Tak jelas benar, apakah GM Livonia juga menerapkan sistem
kompensasi seperti dilakukan Gaya Motor. Bagi buruh, yang setiap
hari hadir, misalnya, Gaya Motor memberikan perangsang Rp 400
sehari. Juga pekerja, yang selama sebulan penuh masuk kerja
tidak lambat, dan tidak pulang sebelum waktunya, kemungkinan
besar bisa memperoleh 10 hadiah bulanan, yang besarnya
masing-masing Rp 15 ribu.
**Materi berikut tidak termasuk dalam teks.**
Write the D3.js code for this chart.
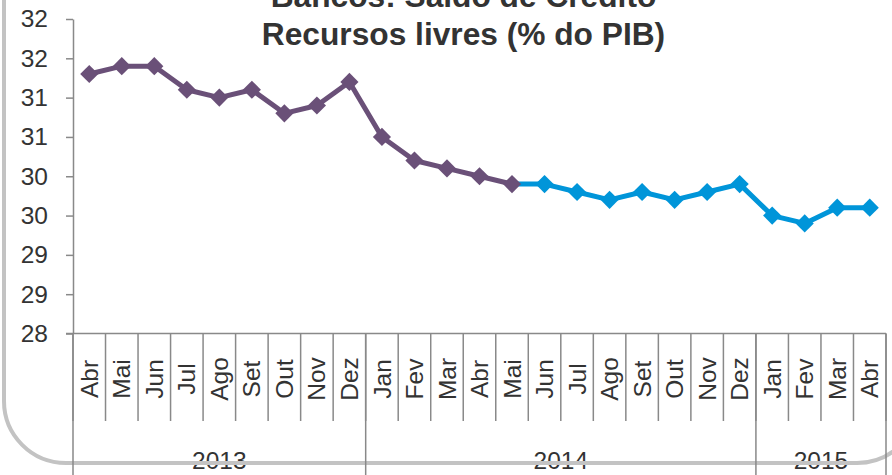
<!DOCTYPE html>
<html>
<head>
<meta charset="utf-8">
<script src="https://cdn.jsdelivr.net/npm/d3@7"></script>
<style>
  html, body { margin: 0; padding: 0; background: #fff; }
  svg { display: block; font-family: "Liberation Sans", Arial, sans-serif; }
</style>
</head>
<body>
<div id="chart"></div>
<script>
// categories: month label + year of each period
const months = ['Abr', 'Mai', 'Jun', 'Jul', 'Ago', 'Set', 'Out', 'Nov', 'Dez',
    'Jan', 'Fev', 'Mar', 'Abr', 'Mai', 'Jun', 'Jul', 'Ago', 'Set', 'Out', 'Nov', 'Dez',
    'Jan', 'Fev', 'Mar', 'Abr'];
const years = ['2013', '2013', '2013', '2013', '2013', '2013', '2013', '2013', '2013',
    '2014', '2014', '2014', '2014', '2014', '2014', '2014', '2014', '2014', '2014', '2014', '2014',
    '2015', '2015', '2015', '2015'];
// series 1 (purple): Abr/13 .. Mai/14, series 2 (blue): Mai/14 .. Abr/15
const serie1 = [31.3, 31.4, 31.4, 31.1, 31.0, 31.1, 30.8, 30.9, 31.2, 30.5, 30.2, 30.1, 30.0, 29.9];
const serie2Start = 13;
const serie2 = [29.9, 29.9, 29.8, 29.7, 29.8, 29.7, 29.8, 29.9, 29.5, 29.4, 29.6, 29.6];
const yTicks = [28, 28.5, 29, 29.5, 30, 30.5, 31, 31.5, 32];
const yTickLabels = ['28', '29', '29', '30', '30', '31', '31', '32', '32'];
const titleLines = ['Bancos: Saldo de Crédito', 'Recursos livres (% do PIB)'];

const W = 892, H = 475;
const PURPLE = '#6a5078';
const BLUE = '#0095d9';
const AXIS = '#898989';
const TEXT = '#333333';
const FONT = '24.5px';

const svg = d3.select('#chart').append('svg')
    .attr('width', W)
    .attr('height', H);

const x = d3.scaleBand()
    .domain(d3.range(months.length))
    .range([73, 886])
    .padding(0);
const y = d3.scaleLinear()
    .domain([28, 32])
    .range([333.5, 19]);
const cx = i => x(i) + x.bandwidth() / 2;

// title
svg.append('g').selectAll('text')
    .data(titleLines)
    .enter()
    .append('text')
    .attr('x', 463.5)
    .attr('y', (d, i) => 7 + i * 38)
    .attr('text-anchor', 'middle')
    .attr('font-size', '31.7px')
    .attr('font-weight', 'bold')
    .attr('fill', TEXT)
    .text(d => d);

// y axis
const yAxis = svg.append('g')
    .attr('transform', `translate(${x.range()[0]},0)`)
    .call(d3.axisLeft(y)
        .tickValues(yTicks)
        .tickFormat((d, i) => yTickLabels[i])
        .tickSize(7)
        .tickSizeOuter(0)
        .tickPadding(18));
yAxis.select('.domain').attr('stroke', AXIS).attr('stroke-width', 1.5);
yAxis.selectAll('.tick line').attr('stroke', AXIS).attr('stroke-width', 1.5);
yAxis.selectAll('.tick text')
    .attr('font-size', FONT)
    .attr('font-family', '"Liberation Sans", Arial, sans-serif')
    .attr('fill', TEXT);

// x axis baseline
const y0 = y(28);
svg.append('line')
    .attr('x1', x.range()[0] - 7)
    .attr('x2', x.range()[1])
    .attr('y1', y0)
    .attr('y2', y0)
    .attr('stroke', AXIS)
    .attr('stroke-width', 1.5);

// month separators
const bounds = d3.range(months.length + 1).map(i => i < months.length ? x(i) : x.range()[1]);
const yearBreaks = bounds.filter((b, i) => i === 0 || i === months.length || years[i] !== years[i - 1]);
svg.append('g').selectAll('line')
    .data(bounds)
    .enter()
    .append('line')
    .attr('x1', d => d)
    .attr('x2', d => d)
    .attr('y1', y0)
    .attr('y2', 421)
    .attr('stroke', AXIS)
    .attr('stroke-width', 1.5);

// month labels (rotated)
svg.append('g').selectAll('text')
    .data(months)
    .enter()
    .append('text')
    .attr('transform', (d, i) => `translate(${cx(i)},379) rotate(-90)`)
    .attr('text-anchor', 'middle')
    .attr('dy', '0.35em')
    .attr('font-size', FONT)
    .attr('fill', TEXT)
    .text(d => d);

// year labels
const yearGroups = d3.groups(d3.range(months.length), i => years[i]);
svg.append('g').selectAll('text')
    .data(yearGroups)
    .enter()
    .append('text')
    .attr('x', d => (x(d[1][0]) + x(d[1][d[1].length - 1]) + x.bandwidth()) / 2)
    .attr('y', 469)
    .attr('text-anchor', 'middle')
    .attr('font-size', FONT)
    .attr('fill', TEXT)
    .text(d => d[0]);

// rounded frame
svg.append('rect')
    .attr('x', 4)
    .attr('y', -200)
    .attr('width', 915)
    .attr('height', 663)
    .attr('rx', 62)
    .attr('fill', 'none')
    .attr('stroke', '#c3c3c3')
    .attr('stroke-width', 4);

// year separators
svg.append('g').selectAll('line')
    .data(yearBreaks)
    .enter()
    .append('line')
    .attr('x1', d => d)
    .attr('x2', d => d)
    .attr('y1', y0)
    .attr('y2', H)
    .attr('stroke', AXIS)
    .attr('stroke-width', 1.5);

// series
const pts1 = serie1.map((v, i) => ({ i, v }));
const pts2 = serie2.map((v, k) => ({ i: serie2Start + k, v }));
const line = d3.line().x(d => cx(d.i)).y(d => y(d.v));
const diamond = d3.symbol().type(d3.symbolSquare).size(165);

function drawSeries(pts, color, skipFirstMarker) {
    const g = svg.append('g');
    g.append('path')
        .datum(pts)
        .attr('d', line)
        .attr('fill', 'none')
        .attr('stroke', color)
        .attr('stroke-width', 5)
        .attr('stroke-linejoin', 'round');
    g.selectAll('path.m')
        .data(skipFirstMarker ? pts.slice(1) : pts)
        .enter()
        .append('path')
        .attr('class', 'm')
        .attr('d', diamond)
        .attr('transform', d => `translate(${cx(d.i)},${y(d.v)}) rotate(45)`)
        .attr('fill', color);
}
drawSeries(pts2, BLUE, true);
drawSeries(pts1, PURPLE, false);
</script>
</body>
</html>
Dengan pelbagai macam kompensasi itu,
Mamo yang bergaji pokok Rp 80.900, kadang bisa membawa pulang Rp
100 ribu lebih setiap bulannya.
Dalam skala kecil, sistem kompensasi semacam itu kini juga sudah
lama diterapkan PT HM Sampoerna, Surabaya, yang menghasilkan
rokok Dji Sam Soe. Di situ para buruh wanita di bagian giling,
sejak 5 tahun lalu, tidak menerima upah dengan sistem borongan.
Tapi berdasarkan standar beban kerja minimal: setiap buruh
minimal harus menghasilkan 325 batang rokok tiap jamnya, dengan
upah Rp 165,61 per jam.
Uang kompensasi akan diberikan jika setiap jamnya rokok yang
dilinting bisa melampaui batas minimal 325 batang. Jika selama
10 hari berturut-turut seorang buruh hadir terus, juga akan
diberi kompensasi 5% dari penghasilannya selama periode itu.